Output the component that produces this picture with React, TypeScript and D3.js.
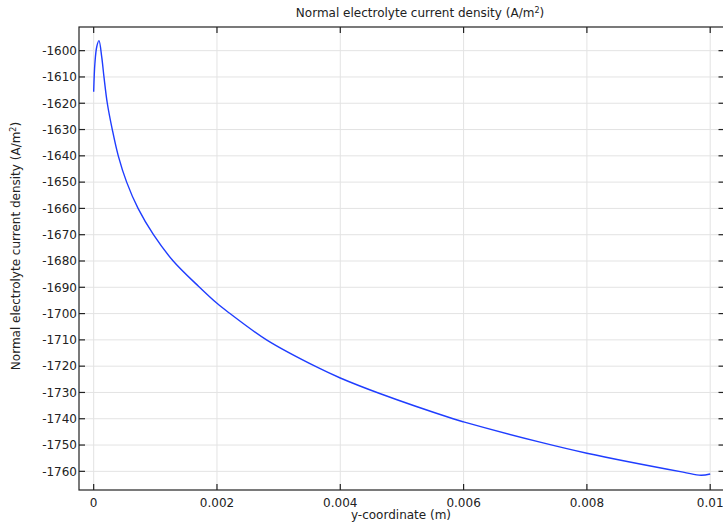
import React from "react";
import * as d3 from "d3";

// y-coordinate (m)
const yCoord = [
  0, 0.00002, 0.00005, 0.000086, 0.00013, 0.000167, 0.000221, 0.000302,
  0.000399, 0.000535, 0.00072, 0.00097, 0.00129, 0.0017, 0.002, 0.0022,
  0.00281, 0.00364, 0.004, 0.00464, 0.00583, 0.006, 0.00724, 0.008, 0.00956,
  0.00985, 0.01,
];
// Normal electrolyte current density (A/m^2)
const currentDensity = [
  -1615.6, -1604.8, -1598.5, -1596.2, -1602.3, -1610, -1620, -1630, -1640,
  -1650, -1660, -1670, -1680, -1689.6, -1696.1, -1699.8, -1710.1, -1720.6,
  -1724.5, -1730.4, -1740, -1741.2, -1748.9, -1753.1, -1760.3, -1761.5,
  -1761.0,
];
const xTicks = [0, 0.002, 0.004, 0.006, 0.008, 0.01];
const xTickLabels = ["0", "0.002", "0.004", "0.006", "0.008", "0.01"];
const yTicks = [
  -1600, -1610, -1620, -1630, -1640, -1650, -1660, -1670, -1680, -1690, -1700,
  -1710, -1720, -1730, -1740, -1750, -1760,
];

const W = 723;
const H = 526;
const left = 79;
const right = 724.5;
const top = 27;
const bottom = 490;
const font = "'DejaVu Sans', sans-serif";

export default function App() {
  const x = d3
    .scaleLinear()
    .domain([-0.000238, 0.010232])
    .range([left, right]);
  const y = d3.scaleLinear().domain([-1767.1, -1591]).range([bottom, top]);

  const pts = yCoord.map((v, i) => [v, currentDensity[i]] as [number, number]);
  const line = d3
    .line<[number, number]>()
    .x((d) => x(d[0]))
    .y((d) => y(d[1]))
    .curve(d3.curveCatmullRom.alpha(0.5));

  return (
    <div style={{ position: "absolute", left: 0, top: 0 }}>
      <svg width={W} height={H} style={{ display: "block", background: "#fff" }}>
        {/* grid */}
        {xTicks.map((t) => (
          <line key={"gx" + t} x1={x(t)} x2={x(t)} y1={top} y2={bottom} stroke="#e3e3e3" strokeWidth={1} />
        ))}
        {yTicks.map((t) => (
          <line key={"gy" + t} x1={left} x2={right} y1={y(t)} y2={y(t)} stroke="#e3e3e3" strokeWidth={1} />
        ))}

        {/* data */}
        <path d={line(pts) || ""} fill="none" stroke="#1f3dff" strokeWidth={1.4} />

        {/* frame */}
        <rect x={left} y={top} width={right - left} height={bottom - top} fill="none" stroke="#222" strokeWidth={1.2} />

        {/* ticks */}
        {xTicks.map((t) => (
          <g key={"tx" + t}>
            <line x1={x(t)} x2={x(t)} y1={bottom} y2={bottom - 6} stroke="#222" strokeWidth={1.2} />
            <line x1={x(t)} x2={x(t)} y1={top} y2={top + 6} stroke="#222" strokeWidth={1.2} />
          </g>
        ))}
        {yTicks.map((t) => (
          <g key={"ty" + t}>
            <line x1={left} x2={left + 6} y1={y(t)} y2={y(t)} stroke="#222" strokeWidth={1.2} />
            <line x1={right} x2={right - 6} y1={y(t)} y2={y(t)} stroke="#222" strokeWidth={1.2} />
          </g>
        ))}

        {/* tick labels */}
        {xTicks.map((t, i) => (
          <text key={"lx" + t} x={x(t)} y={507} textAnchor="middle" fontFamily={font} fontSize={12} fill="#222">
            {xTickLabels[i]}
          </text>
        ))}
        {yTicks.map((t) => (
          <text key={"ly" + t} x={77} y={y(t) + 4.3} textAnchor="end" fontFamily={font} fontSize={12} fill="#222">
            {String(t)}
          </text>
        ))}

        {/* titles */}
        <text x={420} y={17} textAnchor="middle" fontFamily={font} fontSize={12} fill="#222">
          Normal electrolyte current density (A/m<tspan dy={-4} fontSize={8}>2</tspan><tspan dy={4}>)</tspan>
        </text>
        <text x={401} y={519} textAnchor="middle" fontFamily={font} fontSize={12} fill="#222">
          y-coordinate (m)
        </text>
        <text
          transform={`translate(19.5,246) rotate(-90)`}
          textAnchor="middle"
          fontFamily={font}
          fontSize={12}
          fill="#222"
        >
          Normal electrolyte current density (A/m<tspan dy={-4} fontSize={8}>2</tspan><tspan dy={4}>)</tspan>
        </text>
      </svg>
    </div>
  );
}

########################################

**Requirement**
Write out the listing above again, exactly, but with no pictures in the copy.

**Response to this task**
Output the component that produces this picture with React, TypeScript and D3.js.
import React from "react";
import * as d3 from "d3";

// y-coordinate (m)
const yCoord = [
  0, 0.00002, 0.00005, 0.000086, 0.00013, 0.000167, 0.000221, 0.000302,
  0.000399, 0.000535, 0.00072, 0.00097, 0.00129, 0.0017, 0.002, 0.0022,
  0.00281, 0.00364, 0.004, 0.00464, 0.00583, 0.006, 0.00724, 0.008, 0.00956,
  0.00985, 0.01,
];
// Normal electrolyte current density (A/m^2)
const currentDensity = [
  -1615.6, -1604.8, -1598.5, -1596.2, -1602.3, -1610, -1620, -1630, -1640,
  -1650, -1660, -1670, -1680, -1689.6, -1696.1, -1699.8, -1710.1, -1720.6,
  -1724.5, -1730.4, -1740, -1741.2, -1748.9, -1753.1, -1760.3, -1761.5,
  -1761.0,
];
const xTicks = [0, 0.002, 0.004, 0.006, 0.008, 0.01];
const xTickLabels = ["0", "0.002", "0.004", "0.006", "0.008", "0.01"];
const yTicks = [
  -1600, -1610, -1620, -1630, -1640, -1650, -1660, -1670, -1680, -1690, -1700,
  -1710, -1720, -1730, -1740, -1750, -1760,
];

const W = 723;
const H = 526;
const left = 79;
const right = 724.5;
const top = 27;
const bottom = 490;
const font = "'DejaVu Sans', sans-serif";

export default function App() {
  const x = d3
    .scaleLinear()
    .domain([-0.000238, 0.010232])
    .range([left, right]);
  const y = d3.scaleLinear().domain([-1767.1, -1591]).range([bottom, top]);

  const pts = yCoord.map((v, i) => [v, currentDensity[i]] as [number, number]);
  const line = d3
    .line<[number, number]>()
    .x((d) => x(d[0]))
    .y((d) => y(d[1]))
    .curve(d3.curveCatmullRom.alpha(0.5));

  return (
    <div style={{ position: "absolute", left: 0, top: 0 }}>
      <svg width={W} height={H} style={{ display: "block", background: "#fff" }}>
        {/* grid */}
        {xTicks.map((t) => (
          <line key={"gx" + t} x1={x(t)} x2={x(t)} y1={top} y2={bottom} stroke="#e3e3e3" strokeWidth={1} />
        ))}
        {yTicks.map((t) => (
          <line key={"gy" + t} x1={left} x2={right} y1={y(t)} y2={y(t)} stroke="#e3e3e3" strokeWidth={1} />
        ))}

        {/* data */}
        <path d={line(pts) || ""} fill="none" stroke="#1f3dff" strokeWidth={1.4} />

        {/* frame */}
        <rect x={left} y={top} width={right - left} height={bottom - top} fill="none" stroke="#222" strokeWidth={1.2} />

        {/* ticks */}
        {xTicks.map((t) => (
          <g key={"tx" + t}>
            <line x1={x(t)} x2={x(t)} y1={bottom} y2={bottom - 6} stroke="#222" strokeWidth={1.2} />
            <line x1={x(t)} x2={x(t)} y1={top} y2={top + 6} stroke="#222" strokeWidth={1.2} />
          </g>
        ))}
        {yTicks.map((t) => (
          <g key={"ty" + t}>
            <line x1={left} x2={left + 6} y1={y(t)} y2={y(t)} stroke="#222" strokeWidth={1.2} />
            <line x1={right} x2={right - 6} y1={y(t)} y2={y(t)} stroke="#222" strokeWidth={1.2} />
          </g>
        ))}

        {/* tick labels */}
        {xTicks.map((t, i) => (
          <text key={"lx" + t} x={x(t)} y={507} textAnchor="middle" fontFamily={font} fontSize={12} fill="#222">
            {xTickLabels[i]}
          </text>
        ))}
        {yTicks.map((t) => (
          <text key={"ly" + t} x={77} y={y(t) + 4.3} textAnchor="end" fontFamily={font} fontSize={12} fill="#222">
            {String(t)}
          </text>
        ))}

        {/* titles */}
        <text x={420} y={17} textAnchor="middle" fontFamily={font} fontSize={12} fill="#222">
          Normal electrolyte current density (A/m<tspan dy={-4} fontSize={8}>2</tspan><tspan dy={4}>)</tspan>
        </text>
        <text x={401} y={519} textAnchor="middle" fontFamily={font} fontSize={12} fill="#222">
          y-coordinate (m)
        </text>
        <text
          transform={`translate(19.5,246) rotate(-90)`}
          textAnchor="middle"
          fontFamily={font}
          fontSize={12}
          fill="#222"
        >
          Normal electrolyte current density (A/m<tspan dy={-4} fontSize={8}>2</tspan><tspan dy={4}>)</tspan>
        </text>
      </svg>
    </div>
  );
}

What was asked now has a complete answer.